--- MATERIAL FOR THIS EXERCISE ---

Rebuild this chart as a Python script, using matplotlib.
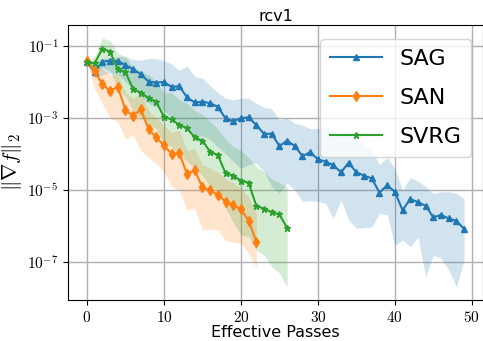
import numpy as np
import matplotlib
matplotlib.use("Agg")
import matplotlib.pyplot as plt
from matplotlib.ticker import FuncFormatter, NullLocator

plt.rcParams['mathtext.fontset'] = 'cm'

# log10 values
sag_mean = [-1.45, -1.72, -1.44, -1.41, -1.42, -1.53, -1.65, -1.79, -1.99, -2.02,
            -2.00, -2.14, -2.12, -2.43, -2.57, -2.55, -2.59, -2.69, -3.01, -3.09,
            -3.01, -2.98, -3.20, -3.44, -3.44, -3.78, -3.63, -3.78, -4.06, -3.95,
            -4.15, -4.21, -4.31, -4.51, -4.24, -4.51, -4.60, -4.68, -5.07, -4.87,
            -5.05, -5.56, -5.25, -5.34, -5.44, -5.76, -5.69, -5.79, -5.86, -6.08]
sag_upper = [-1.45, -1.45, -1.35, -1.33, -1.30, -1.30, -1.38, -1.40, -1.35, -1.35,
             -1.42, -1.50, -1.68, -1.55, -1.85, -1.90, -2.10, -2.30, -2.45, -2.50,
             -2.45, -2.45, -2.60, -2.70, -2.75, -3.05, -3.00, -3.15, -3.20, -3.30,
             -3.30, -3.25, -3.40, -3.50, -3.35, -3.60, -3.75, -3.90, -4.30, -4.10,
             -4.40, -5.00, -4.65, -4.75, -4.90, -5.10, -5.05, -5.05, -5.10, -5.23]
sag_lower = [-1.45, -1.90, -1.80, -1.75, -1.80, -2.00, -2.20, -2.40, -2.60, -2.70,
             -2.80, -3.00, -3.10, -3.30, -3.50, -3.50, -3.60, -3.80, -4.00, -4.20,
             -4.40, -4.30, -4.25, -4.50, -4.90, -5.09, -4.81, -5.00, -5.32, -5.30,
             -5.32, -5.37, -5.79, -5.28, -5.83, -6.06, -6.05, -6.02, -5.65, -5.69,
             -6.53, -6.39, -6.57, -6.30, -7.41, -6.81, -6.90, -7.22, -7.69, -6.94]

san_mean = [-1.41, -1.71, -2.06, -2.25, -2.13, -2.78, -2.94, -2.76, -3.31, -3.54,
            -3.76, -4.00, -3.97, -4.56, -4.45, -4.93, -5.01, -5.14, -5.32, -5.43,
            -5.53, -5.85, -6.43]
san_upper = [-1.41, -1.48, -1.65, -1.80, -1.80, -2.30, -2.45, -2.30, -2.80, -3.00,
             -3.20, -3.40, -3.35, -3.90, -3.85, -4.30, -4.40, -4.50, -4.70, -4.80,
             -4.95, -5.20, -5.65]
san_lower = [-1.41, -2.20, -2.60, -3.00, -3.10, -3.60, -3.47, -3.90, -4.10, -4.26,
             -4.50, -4.90, -5.00, -5.56, -5.50, -6.10, -6.10, -6.10, -6.40, -6.45,
             -6.48, -6.76, -7.15]

svrg_mean = [-1.46, -1.48, -1.08, -1.16, -1.65, -1.73, -2.20, -2.30, -2.45, -2.55,
             -2.97, -3.04, -3.19, -3.29, -3.54, -3.63, -3.94, -4.03, -4.53, -4.60,
             -4.74, -4.80, -5.44, -5.52, -5.62, -5.68, -6.05]
svrg_upper = [-1.46, -1.30, -0.78, -0.85, -1.20, -1.30, -1.60, -1.70, -1.80, -2.00,
              -2.30, -2.30, -2.50, -2.60, -2.80, -2.90, -3.10, -3.30, -3.60, -3.80,
              -3.90, -4.10, -4.35, -4.50, -4.70, -4.80, -4.90]
svrg_lower = [-1.46, -1.80, -1.60, -1.70, -2.20, -2.40, -2.80, -3.00, -3.20, -3.30,
              -3.70, -3.80, -4.00, -4.20, -4.40, -4.60, -4.90, -5.00, -5.50, -5.90,
              -6.25, -6.30, -6.67, -6.80, -7.13, -7.30, -7.69]

series = [
    ("SAG", sag_mean, sag_upper, sag_lower, "#1f77b4", "^", 5),
    ("SAN", san_mean, san_upper, san_lower, "#ff7f0e", "d", 5),
    ("SVRG", svrg_mean, svrg_upper, svrg_lower, "#2ca02c", "*", 5),
]

fig = plt.figure(figsize=(4.83, 3.41), dpi=100)
ax = fig.add_axes([0.141, 0.12, 0.859, 0.807])

for name, m, u, l, c, mk, ms in series:
    x = np.arange(len(m))
    ax.fill_between(x, 10.0 ** np.array(l), 10.0 ** np.array(u), color=c, alpha=0.2, linewidth=0)
    ax.plot(x, 10.0 ** np.array(m), color=c, marker=mk, markersize=ms, linewidth=1.5, label=name)

ax.set_yscale('log')
ax.set_xlim(-2.45, 51.45)
ax.set_ylim(10 ** -8.056, 10 ** -0.417)
ax.set_yticks([1e-1, 1e-3, 1e-5, 1e-7])
ax.yaxis.set_minor_locator(NullLocator())
ax.yaxis.set_major_formatter(FuncFormatter(lambda v, p: r"$10^{%d}$" % int(round(np.log10(v)))))
ax.set_xticks([0, 10, 20, 30, 40, 50])
ax.xaxis.set_major_formatter(FuncFormatter(lambda v, p: r"$%d$" % int(v)))
ax.tick_params(labelsize=11, length=3.5)
ax.grid(True, color="#b0b0b0", linewidth=1.0)
ax.set_axisbelow(True)

ax.set_xlabel("Effective Passes", fontsize=11.5, labelpad=0)
ax.set_ylabel(r"$\|\nabla f\|_2$", fontsize=15, labelpad=2)
ax.set_title("rcv1", fontsize=11.5, pad=3)

leg = ax.legend(loc='upper right', fontsize=16, handlelength=2.3, borderpad=0.45,
                labelspacing=0.85, handletextpad=0.8, framealpha=0.8,
                borderaxespad=0, bbox_to_anchor=(0.972, 0.949))

fig.savefig("out.png", dpi=100)
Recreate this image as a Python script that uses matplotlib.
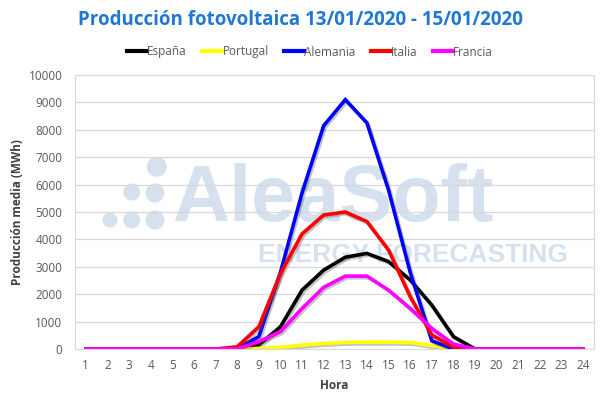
import matplotlib
matplotlib.use("Agg")
import matplotlib.pyplot as plt
import matplotlib.patheffects as pe
from matplotlib.patches import Ellipse

hours = list(range(1, 25))
espana   = [0,0,0,0,0,0,0,10,150,810,2150,2880,3350,3490,3190,2520,1600,450,0,0,0,0,0,0]
portugal = [0,0,0,0,0,0,0,0,20,60,140,200,240,250,250,240,120,10,0,0,0,0,0,0]
alemania = [0,0,0,0,0,0,0,20,450,2800,5700,8150,9100,8250,5800,2800,300,0,0,0,0,0,0,0]
italia   = [0,0,0,0,0,0,0,80,810,2750,4200,4890,5000,4650,3610,1910,510,80,0,0,0,0,0,0]
francia  = [0,0,0,0,0,0,0,0,270,630,1480,2250,2660,2660,2150,1480,750,180,0,0,0,0,0,0]

series = [("España", espana, "#000000"),
          ("Portugal", portugal, "#FFFF00"),
          ("Alemania", alemania, "#0000FF"),
          ("Italia", italia, "#FF0000"),
          ("Francia", francia, "#FF00FF")]

W, H = 600, 399
fig = plt.figure(figsize=(6, 3.99), dpi=100)
ax = fig.add_axes([75/W, 1-349/H, (594-75)/W, (349-75)/H])

wm = "#D5E1EF"
# watermark
fig.text(333/W, 1-201/H, "AleaSoft", fontsize=57, fontweight="bold", color=wm,
         family="Liberation Sans", ha="center", va="center", zorder=0)
fig.text(413/W, 1-255/H, "ENERGY FORECASTING", fontsize=19, fontweight="bold", color=wm,
         family="Liberation Sans", ha="center", va="center", zorder=0)
for (cx, cy, r) in [(156.7,166.7,10),(131.7,192,8.5),(155,193,9.5),(110,220,7.5),(131.7,220,8.5),(155,220,9.5)]:
    fig.patches.append(Ellipse((cx/W, 1-cy/H), 2*r/W, 2*r/H, transform=fig.transFigure,
                               facecolor=wm, edgecolor="none", zorder=0))
ax.set_facecolor("none")
ax.set_zorder(2)

for name, vals, col in series:
    ax.plot(hours, vals, color=col, lw=2.6, label=name, solid_joinstyle="miter",
            path_effects=[pe.SimpleLineShadow(offset=(1.2, -1.2), alpha=0.35, shadow_color="#555555"),
                          pe.Normal()])

ax.set_xlim(0.5, 24.5)
ax.set_ylim(0, 10000)
ax.set_xticks(hours)
ax.set_yticks(range(0, 10001, 1000))
ax.grid(axis="y", color="#D9D9D9", lw=0.9)
ax.set_axisbelow(True)
for s in ax.spines.values():
    s.set_color("#D9D9D9")
ax.tick_params(axis="both", length=0, colors="#595959", labelsize=8.5)
for lab in ax.get_xticklabels() + ax.get_yticklabels():
    lab.set_family("Open Sans")
ax.tick_params(axis="y", pad=9)
ax.tick_params(axis="x", pad=7)

ax.set_xlabel("Hora", fontsize=8.5, fontweight="bold", color="#404040", family="Open Sans", labelpad=5)
ax.set_ylabel("Producción media (MWh)", fontsize=8.5, fontweight="bold", color="#404040", family="Open Sans", labelpad=3)

fig.text(0.5, 1-20/H, "Producción fotovoltaica 13/01/2020 - 15/01/2020", ha="center", va="center",
         fontsize=13.5, fontweight="bold", color="#1F78D4", family="Open Sans")

handles = ax.get_lines()
leg = fig.legend(handles, [s[0] for s in series], loc="center", bbox_to_anchor=(310/W, 1-52/H),
                 ncol=5, frameon=False, handlelength=1.7, handletextpad=0.0,
                 columnspacing=1.3, prop={"family": "Open Sans", "size": 8.5})
for t in leg.get_texts():
    t.set_color("#595959")
for l in leg.get_lines():
    l.set_path_effects([])
    l.set_linewidth(3)

fig.savefig("out.png", dpi=100)
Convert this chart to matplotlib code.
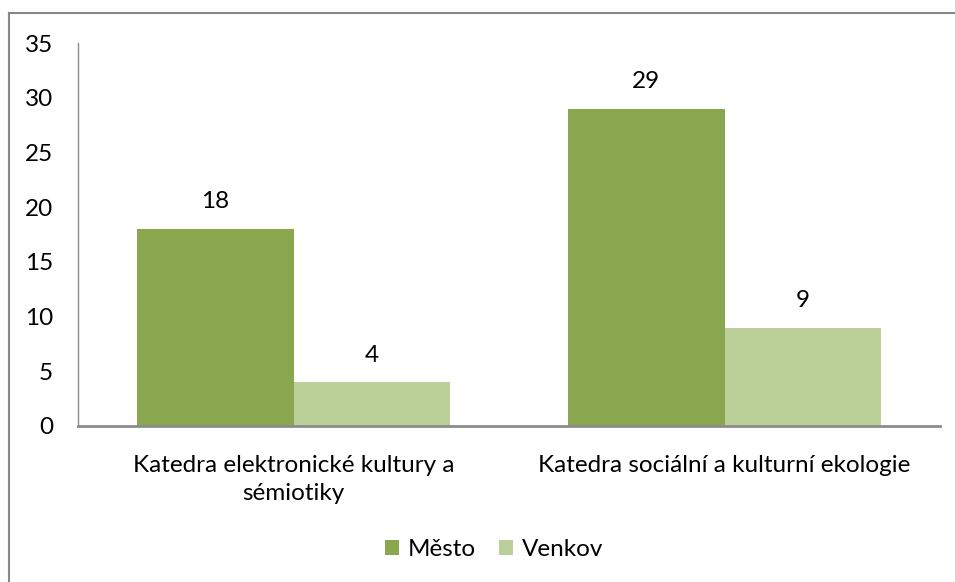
import matplotlib
matplotlib.use("Agg")
import matplotlib.pyplot as plt
import numpy as np
from matplotlib.lines import Line2D
from matplotlib.patches import Patch

categories = ["Katedra elektronické kultury a\nsémiotiky",
              "Katedra sociální a kulturní ekologie"]
series_names = ["Město", "Venkov"]
mesto = [18, 29]
venkov = [4, 9]
yticks = [0, 5, 10, 15, 20, 25, 30, 35]

colors = ["#8AA64F", "#BBCF99"]
plt.rcParams["font.family"] = ["Lato", "DejaVu Sans"]
FS = 17.5

W, H = 955, 582
fig = plt.figure(figsize=(W / 100, H / 100), dpi=100)
ax = fig.add_axes([78 / W, 1 - 426 / H, (940 - 78) / W, (426 - 43) / H])

x = np.arange(len(categories))
bw = 0.364
b1 = ax.bar(x - bw / 2, mesto, bw, color=colors[0], label=series_names[0])
b2 = ax.bar(x + bw / 2, venkov, bw, color=colors[1], label=series_names[1])

for bars, vals in ((b1, mesto), (b2, venkov)):
    for r, v in zip(bars, vals):
        ax.annotate(str(v), (r.get_x() + r.get_width() / 2, v),
                    xytext=(0, 12), textcoords="offset points",
                    ha="center", va="bottom", fontsize=FS, color="#000000")

ax.set_xlim(-0.5, 1.5)
ax.set_ylim(0, 35)
ax.set_yticks(yticks)
ax.set_yticklabels([str(t) for t in yticks], fontsize=FS)
ax.set_xticks(x)
ax.set_xticklabels(categories, fontsize=FS, linespacing=1.4)
ax.tick_params(axis="y", length=0, pad=18)
ax.tick_params(axis="x", length=0, pad=21)

for s in ("top", "right"):
    ax.spines[s].set_visible(False)
ax.spines["left"].set_color("#8C8C8C")
ax.spines["left"].set_linewidth(1.0)
ax.spines["bottom"].set_color("#8C8C8C")
ax.spines["bottom"].set_linewidth(2.0)

handles = [Patch(facecolor=colors[0]), Patch(facecolor=colors[1])]
fig.legend(handles, series_names, loc="center", bbox_to_anchor=(494 / W, 1 - 550 / H),
           ncol=2, frameon=False, fontsize=FS, handlelength=0.58, handleheight=0.58,
           handletextpad=0.37, columnspacing=0.95, borderpad=0)

# chart-area border
fig.add_artist(Line2D([9 / W, 9 / W], [1 - 13 / H, 0], transform=fig.transFigure,
                      color="#888888", lw=1.5))
fig.add_artist(Line2D([9 / W, 1], [1 - 13 / H, 1 - 13 / H], transform=fig.transFigure,
                      color="#888888", lw=1.5))

fig.savefig("out.png", dpi=100)
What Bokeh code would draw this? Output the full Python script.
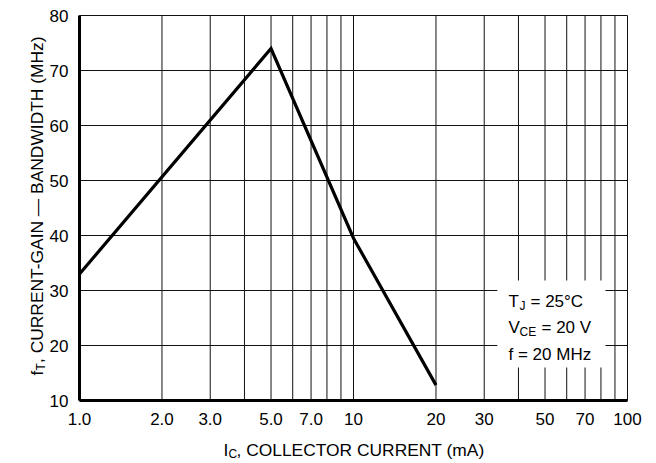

---

AIM — Reproduce only the lines of the records from the start up to and including the line that holds "plt.rcParams['mathtext.fontset'] = 'cm'"; do not carry over any picture.

REPLY —
Rebuild this chart as a Python script, using matplotlib.
import numpy as np
import matplotlib
matplotlib.use("Agg")
import matplotlib.pyplot as plt
from matplotlib.ticker import FuncFormatter, NullLocator

plt.rcParams['mathtext.fontset'] = 'cm'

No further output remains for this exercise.